When Hinckley attempted to assassinate Reagan in 1981, he was rumored to have used explosive bullets, a .22 cal if I remember right, not hollow points, but explosive.
There was a illustration in Time magazine as to how explosive bullets worked.
It showed a whole round, cartridge case and bullet, coming out of the gun, hitting the target and exploding.
 


Military editors?

Virtually no newspapers today are likely to have either aviation writers or military writers on staff.

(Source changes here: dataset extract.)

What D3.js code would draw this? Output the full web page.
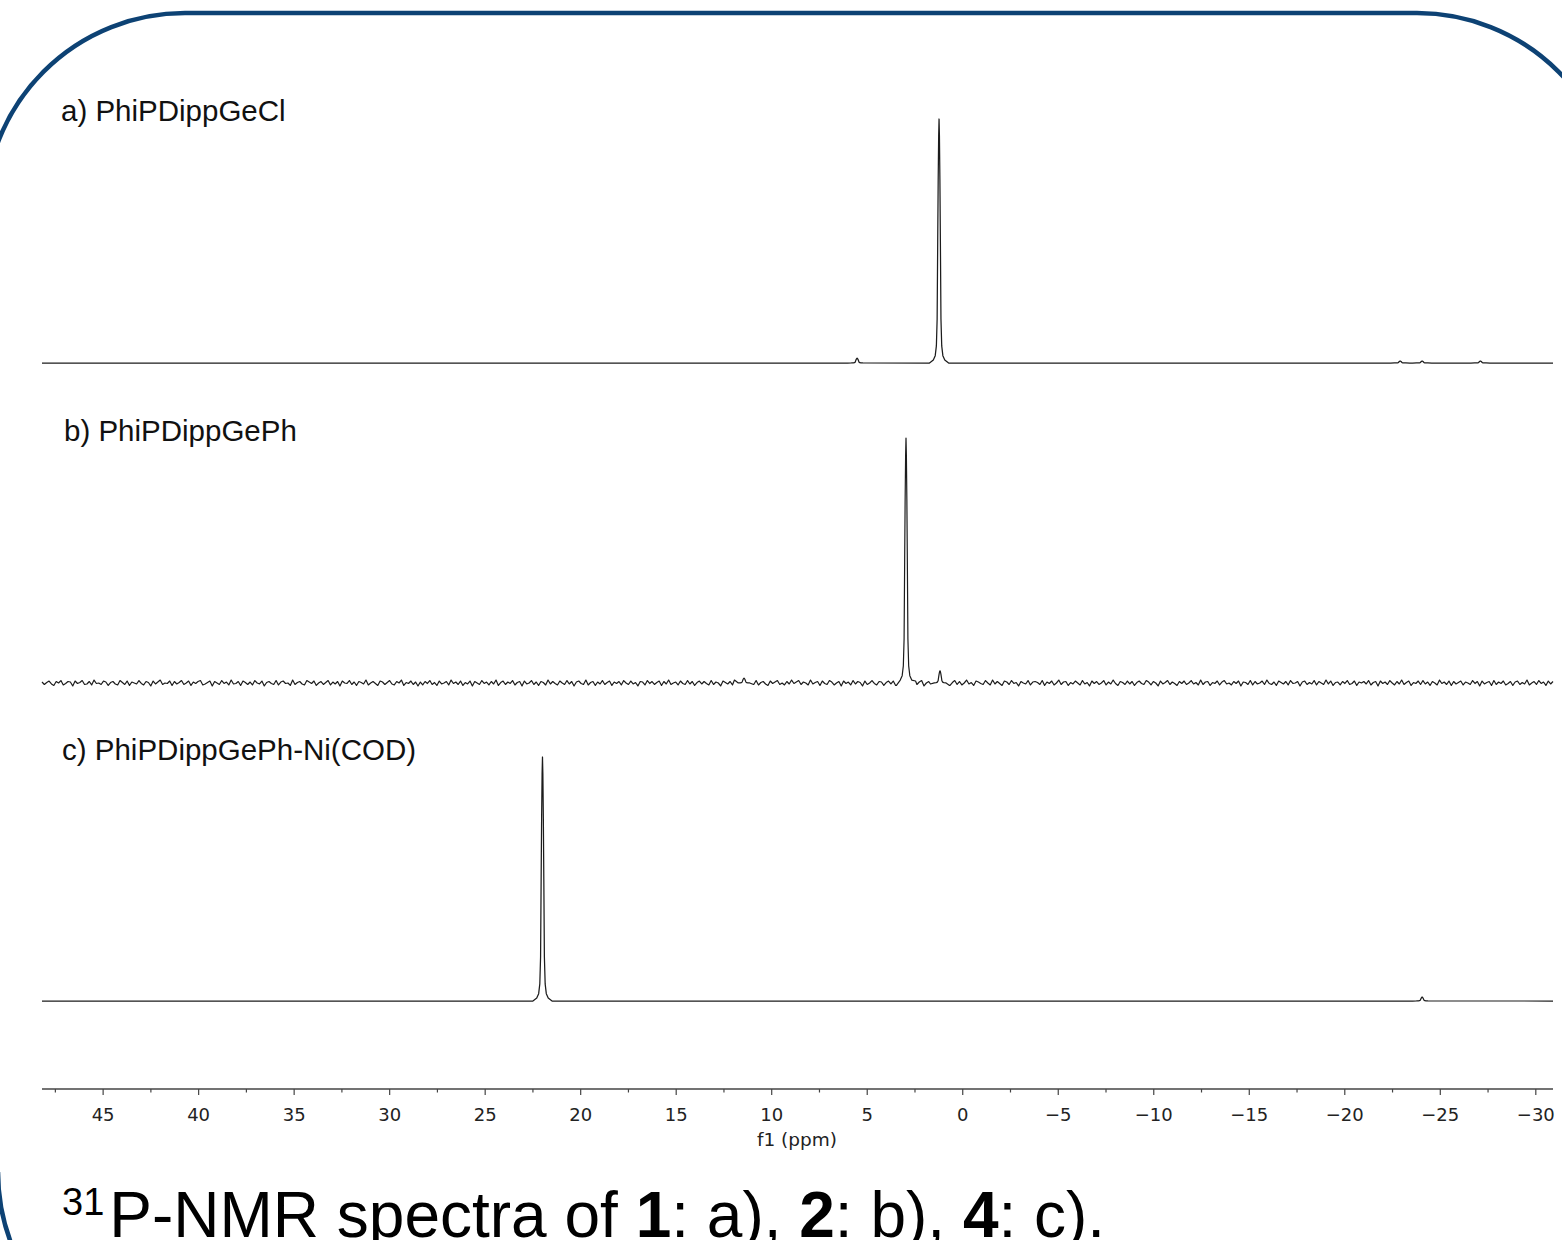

They'll pull some kid off covering the social calendar or pothole filling, and that kid is probably getting paid less than the people sticking parking tickets on your car.
 
I once told a local rag, for a modest fee, mind you, that I would be happy to review any article they might be preparing for print, home-grown, or off the wire, for accuracy in terminology or nomenclature, but they did not like that, This, even after pointing out their errors in the previous six months.

Ain't no fixing stupid.

You run across it everywhere . . . Miami Herald prints an article about a local gent who was one of the SBD drivers striking the Japanese carriers at Midway . . . except he was not. Great story, but, alas. Took me all of about 15 seconds to say,"huh?" and start checking on it when it was obvious, from the story, that he's never been decorated with the Navy Cross. If you were flying an SBD and dropped out of the sky on one or more Japanese carriers at Midway you got the Navy Cross.